Many of the current GDAL set operators continue to convert empty geometry values to null geometry values even when the set being operated on has successfully implemented the empty geometry handle on parsing to GDAL. For example, for the intersection operation the output is “a new geometry representing the intersection or NULL if there is no intersection or an error occurs” [4]. Curiously, the same GDAL geometry class has a handle to assign an empty geometry, or, to test for an empty geometry [1]. On another GDAL ticket register it is stated “GML/WFS: by default does not advertise NOT NULL fields since we treat empty strings as being null for historical reasons. By setting the open option EMPTY_AS_NULL=NO, empty strings will be reported as such and NOT NULL fields might be advertised” [24]. It is clear that GDAL was not originally intended to distinguish between null and empty.

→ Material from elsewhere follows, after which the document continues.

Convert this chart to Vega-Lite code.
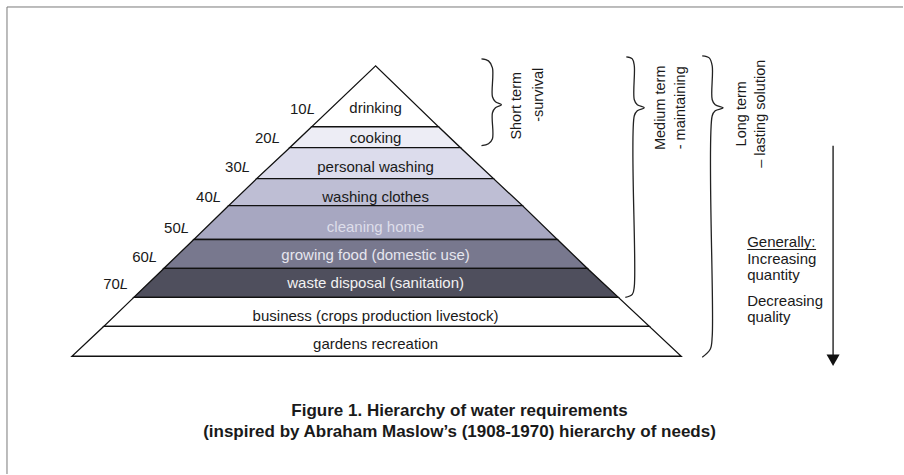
{
  "$schema": "https://vega.github.io/schema/vega-lite/v6.json",
  "width": 904,
  "height": 475,
  "autosize": {"type": "fit", "contains": "padding"},
  "padding": 0,
  "background": "white",
  "config": {"view": {"stroke": null}, "font": "Liberation Sans"},
  "datasets": {
    "frame": [
      {"x": 7, "y": 7, "x2": 7, "y2": 475},
      {"x": 7, "y": 7, "x2": 904, "y2": 7}
    ],
    "bands": [
      {"band": "drinking", "y": 66, "x": 376, "x2": 376},
      {"band": "drinking", "y": 127, "x": 312, "x2": 439},
      {"band": "cooking", "y": 127, "x": 312, "x2": 439},
      {"band": "cooking", "y": 148, "x": 290, "x2": 461},
      {"band": "personal washing", "y": 148, "x": 290, "x2": 461},
      {"band": "personal washing", "y": 179, "x": 257, "x2": 494},
      {"band": "washing clothes", "y": 179, "x": 257, "x2": 494},
      {"band": "washing clothes", "y": 206, "x": 229, "x2": 523},
      {"band": "cleaning home", "y": 206, "x": 229, "x2": 523},
      {"band": "cleaning home", "y": 240, "x": 194, "x2": 558},
      {"band": "growing food", "y": 240, "x": 194, "x2": 558},
      {"band": "growing food", "y": 269, "x": 164, "x2": 588},
      {"band": "waste disposal", "y": 269, "x": 164, "x2": 588},
      {"band": "waste disposal", "y": 298, "x": 134, "x2": 619},
      {"band": "business", "y": 298, "x": 134, "x2": 619},
      {"band": "business", "y": 327, "x": 104, "x2": 650},
      {"band": "gardens", "y": 327, "x": 104, "x2": 650},
      {"band": "gardens", "y": 357, "x": 72, "x2": 682}
    ],
    "labels": [
      {"band": "drinking", "label": "drinking", "x": 376, "y": 108},
      {"band": "cooking", "label": "cooking", "x": 376, "y": 138},
      {"band": "personal washing", "label": "personal washing", "x": 376, "y": 167},
      {"band": "washing clothes", "label": "washing clothes", "x": 376, "y": 197},
      {"band": "cleaning home", "label": "cleaning home", "x": 376, "y": 227},
      {"band": "growing food", "label": "growing food (domestic use)", "x": 376, "y": 256},
      {"band": "waste disposal", "label": "waste disposal (sanitation)", "x": 376, "y": 284},
      {"band": "business", "label": "business (crops production livestock)", "x": 376, "y": 317},
      {"band": "gardens", "label": "gardens recreation", "x": 376, "y": 345}
    ],
    "levels": [
      {"n": "10", "x": 307, "y": 109},
      {"n": "20", "x": 272, "y": 138},
      {"n": "30", "x": 242, "y": 167},
      {"n": "40", "x": 213, "y": 197},
      {"n": "50", "x": 181, "y": 228},
      {"n": "60", "x": 149, "y": 258},
      {"n": "70", "x": 120, "y": 285}
    ],
    "braces": [
      {"brace": "short", "i": 1, "x": 482, "y": 59},
      {"brace": "short", "i": 2, "x": 489, "y": 61},
      {"brace": "short", "i": 3, "x": 493, "y": 68},
      {"brace": "short", "i": 4, "x": 493, "y": 97},
      {"brace": "short", "i": 5, "x": 496, "y": 102},
      {"brace": "short", "i": 6, "x": 502, "y": 105},
      {"brace": "short", "i": 7, "x": 496, "y": 108},
      {"brace": "short", "i": 8, "x": 493, "y": 113},
      {"brace": "short", "i": 9, "x": 493, "y": 139},
      {"brace": "short", "i": 10, "x": 489, "y": 144},
      {"brace": "short", "i": 11, "x": 482, "y": 146},
      {"brace": "medium", "i": 1, "x": 627, "y": 57},
      {"brace": "medium", "i": 2, "x": 633, "y": 59},
      {"brace": "medium", "i": 3, "x": 635, "y": 66},
      {"brace": "medium", "i": 4, "x": 635, "y": 100},
      {"brace": "medium", "i": 5, "x": 638, "y": 105},
      {"brace": "medium", "i": 6, "x": 645, "y": 108},
      {"brace": "medium", "i": 7, "x": 638, "y": 111},
      {"brace": "medium", "i": 8, "x": 635, "y": 116},
      {"brace": "medium", "i": 9, "x": 635, "y": 287},
      {"brace": "medium", "i": 10, "x": 633, "y": 295},
      {"brace": "medium", "i": 11, "x": 626, "y": 298},
      {"brace": "long", "i": 1, "x": 703, "y": 56},
      {"brace": "long", "i": 2, "x": 710, "y": 58},
      {"brace": "long", "i": 3, "x": 713, "y": 66},
      {"brace": "long", "i": 4, "x": 713, "y": 100},
      {"brace": "long", "i": 5, "x": 716, "y": 105},
      {"brace": "long", "i": 6, "x": 724, "y": 108},
      {"brace": "long", "i": 7, "x": 716, "y": 111},
      {"brace": "long", "i": 8, "x": 713, "y": 116},
      {"brace": "long", "i": 9, "x": 713, "y": 337},
      {"brace": "long", "i": 10, "x": 711, "y": 350},
      {"brace": "long", "i": 11, "x": 703, "y": 358}
    ],
    "terms": [
      {"t": "Short term", "x": 518, "y": 106},
      {"t": "-survival", "x": 540, "y": 95},
      {"t": "Medium term", "x": 662, "y": 108},
      {"t": "- maintaining", "x": 682, "y": 108},
      {"t": "Long term", "x": 743, "y": 114},
      {"t": "– lasting solution", "x": 762, "y": 114}
    ],
    "notes": [
      {"t": "Generally:", "x": 748, "y": 243},
      {"t": "Increasing", "x": 748, "y": 260},
      {"t": "quantity", "x": 748, "y": 276},
      {"t": "Decreasing", "x": 748, "y": 302},
      {"t": "quality", "x": 748, "y": 318}
    ],
    "underline": [
      {"x": 748, "x2": 817, "y": 250, "y2": 250}
    ],
    "arrow": [
      {"x": 834, "x2": 834, "y": 146, "y2": 358}
    ],
    "arrowhead": [
      {"x": 834, "y": 361}
    ],
    "title": [
      {"t": "Figure 1. Hierarchy of water requirements", "x": 460, "y": 412},
      {"t": "(inspired by Abraham Maslow’s (1908-1970) hierarchy of needs)", "x": 460, "y": 433}
    ]
  },
  "encoding": {
    "x": {"field": "x", "type": "quantitative", "scale": {"domain": [0, 904], "nice": false, "zero": false}, "axis": null},
    "y": {"field": "y", "type": "quantitative", "scale": {"domain": [0, 475], "nice": false, "zero": false, "reverse": true}, "axis": null}
  },
  "layer": [
    {
      "data": {"name": "frame"},
      "mark": {"type": "rule", "color": "#7a7a7a", "strokeWidth": 1},
      "encoding": {"x2": {"field": "x2"}, "y2": {"field": "y2"}}
    },
    {
      "data": {"name": "bands"},
      "mark": {"type": "area", "orient": "horizontal", "stroke": "#111111", "strokeWidth": 1.3, "opacity": 1},
      "encoding": {
        "x": {"field": "x", "type": "quantitative", "stack": null, "scale": {"domain": [0, 904], "nice": false, "zero": false}, "axis": null},
        "x2": {"field": "x2"},
        "color": {
          "field": "band", "type": "nominal", "legend": null,
          "scale": {
            "domain": ["drinking", "cooking", "personal washing", "washing clothes", "cleaning home", "growing food", "waste disposal", "business", "gardens"],
            "range": ["#ffffff", "#ededf5", "#dcdcec", "#bebed4", "#a7a7c1", "#78788e", "#4f4f5d", "#ffffff", "#ffffff"]
          }
        }
      }
    },
    {
      "data": {"name": "labels"},
      "mark": {"type": "text", "align": "center", "baseline": "middle", "fontSize": 15, "font": "Liberation Sans"},
      "encoding": {
        "text": {"field": "label"},
        "color": {
          "field": "band", "type": "nominal", "legend": null,
          "scale": {
            "domain": ["drinking", "cooking", "personal washing", "washing clothes", "cleaning home", "growing food", "waste disposal", "business", "gardens"],
            "range": ["#1a1a1a", "#1a1a1a", "#1a1a1a", "#1a1a1a", "#dedeea", "#e6e6ee", "#f2f2f2", "#1a1a1a", "#1a1a1a"]
          }
        }
      }
    },
    {
      "data": {"name": "levels"},
      "mark": {"type": "text", "align": "right", "baseline": "middle", "fontSize": 15, "font": "Liberation Sans", "color": "#1a1a1a"},
      "encoding": {"text": {"field": "n"}}
    },
    {
      "data": {"name": "levels"},
      "mark": {"type": "text", "align": "left", "baseline": "middle", "fontSize": 15, "font": "Liberation Sans", "fontStyle": "italic", "color": "#1a1a1a"},
      "encoding": {"text": {"value": "L"}}
    },
    {
      "data": {"name": "braces"},
      "mark": {"type": "line", "interpolate": "catmull-rom", "color": "#222222", "strokeWidth": 1.3},
      "encoding": {"detail": {"field": "brace"}, "order": {"field": "i", "type": "quantitative"}}
    },
    {
      "data": {"name": "terms"},
      "mark": {"type": "text", "angle": 270, "align": "center", "baseline": "middle", "fontSize": 14.5, "font": "Liberation Sans", "color": "#1a1a1a"},
      "encoding": {"text": {"field": "t"}}
    },
    {
      "data": {"name": "notes"},
      "mark": {"type": "text", "align": "left", "baseline": "middle", "fontSize": 15, "font": "Liberation Sans", "color": "#1a1a1a"},
      "encoding": {"text": {"field": "t"}}
    },
    {
      "data": {"name": "underline"},
      "mark": {"type": "rule", "color": "#1a1a1a", "strokeWidth": 1},
      "encoding": {"x2": {"field": "x2"}, "y2": {"field": "y2"}}
    },
    {
      "data": {"name": "arrow"},
      "mark": {"type": "rule", "color": "#111111", "strokeWidth": 1.3},
      "encoding": {"x2": {"field": "x2"}, "y2": {"field": "y2"}}
    },
    {
      "data": {"name": "arrowhead"},
      "mark": {"type": "point", "shape": "triangle-down", "filled": true, "size": 170, "color": "#111111", "opacity": 1},
      "encoding": {}
    },
    {
      "data": {"name": "title"},
      "mark": {"type": "text", "align": "center", "baseline": "middle", "fontSize": 17, "fontWeight": "bold", "font": "Liberation Sans", "color": "#1a1a1a"},
      "encoding": {"text": {"field": "t"}}
    }
  ],
  "resolve": {"scale": {"color": "independent"}}
}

The retrospective addition of handles for empty geometry values in GDAL was mimicked by QGIS. Consequently, within QGIS there are many tools that convert empty values to null during their operation.

[1]The QGIS types were renamed here for clarity. The actual QGIS types are QgsLineString, QgsCircularString, QgsCompoundCurve, and, QgsMultiLineString.
[2]A Shapefile’s PolyLine is essentially the same as a Multi-Line for the scope of this report.
[3]a Point (nan nan) is also reported when an empty PostGis point is parsed by QGIS.
[4]Unable to find a high quality reference for this argument. Several private conversations with C++ programmers reveal that this logic is common and is frequently used to test for empty in C++.
[5](1, 2) The geometry type saved by PostGis and Microsoft SQL server depends on: geometry constraints within the database; the use of a Geometry columns lookup table; and, what geometry types already exist within the respective datasets.
[6]Technically in a Shapefile the geometry sub-type is recorded for each record, but, the technical specifications state that “All non-null shapes must be of the same shape type” [18].
[7]SpatialLite table has a Multi-Line geometry data type.